Big brands aren’t the only ones who have perfected the teasers game. The French designer Marine Serre posted a series on her Instagram a week before the release of her CORE fall 2021 collection with a print book about the philosophy and the substance of her brand founded on the idea of upcycling and repurposing. The American designer Joseph Altuzarra posted photos of a bouquet of tulips and a close-up of a long mustard dress with furry sandals to inform his online audience of his fall showing.
And before her live show in a park in northern Paris, Christelle Kocher posted several black and white snapshots of model casting, using exclusively models living in Paris, as a way to announce her spring 2021 Koché show. Rick Owens showed moving stills of the ocean view where is fall 2021 show took place in Venice the day before the live stream event.

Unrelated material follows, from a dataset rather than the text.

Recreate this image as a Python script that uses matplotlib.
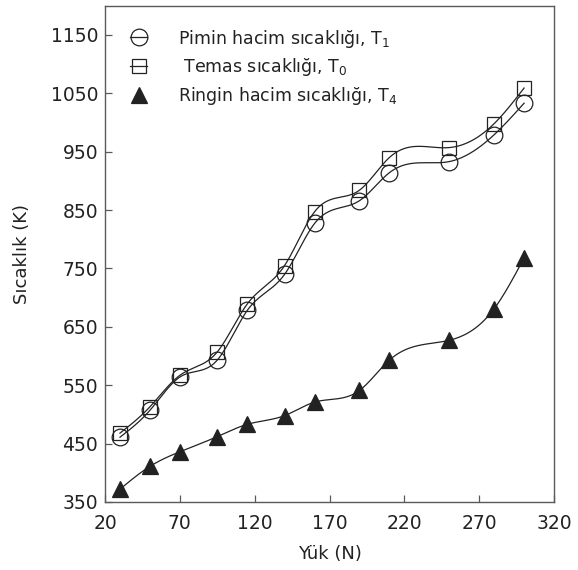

The pre-fashion show teasers serve to solidify the shaky foundation of fashion already under duress and strain even before the onslaught of the global pandemic when dormant problems floated to the surface. More crucial are the facts that brands deploy these teasers to galvanize interests in their new season. It is also the notion of preserving the grand rituals of the physical shows to halt the strong potential of the coming apart of this fashion show experience in the coming new era.
The frenzy on-brand social media with all these teasers is perhaps more intensive in this window of the pre-show time frame at this juncture in time. Post-show postings are somewhat anticlimactic, like an afterthought providing more detailed information but with no intensity.
These teasers make the actual presentations more permanent in the digital space instead of a temporary thing. Would all these fashion films fade over time as brief interludes, or will some stand out as creative enterprises with their proper supporting system?
That the industry prizes the live experience of the very few guests points to a more significant issue to evolving how to share this experience at scale. The question to ask going forward is about how to convey the legitimacy, the status, and the meaning of fashion within a structured seasonal setup. The fashion shows have stalled long before the epidemic come along, exposing further rifts. The road forward isn’t as straightforward as the rush to return steadfastly to physical showings as soon as gathering restrictions receded.
How to define the new fashion season to young audiences as a kind of pop hagiography – what remained in the memory of audiences in six months are perhaps these short teasers, and less so, the actual fashion show itself.
The abundant series of extra short videos and strings of images are like headlines providing the pomp and circumstances. During the no-show year, many shows ‘staged’ have lost their cachet.
Surely, one of the great legacies of the pandemic fashion year is the birth of the ‘teasers,’ the actions a few days before any fashion shows in the pandemic era are marked by the hyperactivity each brand divulged to rally the global troops before the main event.
These teasers create a sense of belonging even before the new collections are unveiled, masking their pre-eminence necessary in the phalanx of activities in the attempts to canvas and galvanize the global fans with certain expectations enlarging this critical base. They enmesh conditions favorable to incubating the new season’s talking points and are the first to incite the upcoming narratives.
Just as Zoom will never really disappear despite complaints of fatigue, for once Zoom is too convenient. In this same way, fashion teasers are becoming like the Zoom for these fashion events – they are too good now to abandon at any time forward with live physical shows in the fall. Besides, teasers are now part of the rituals of fashion shows, real and digital.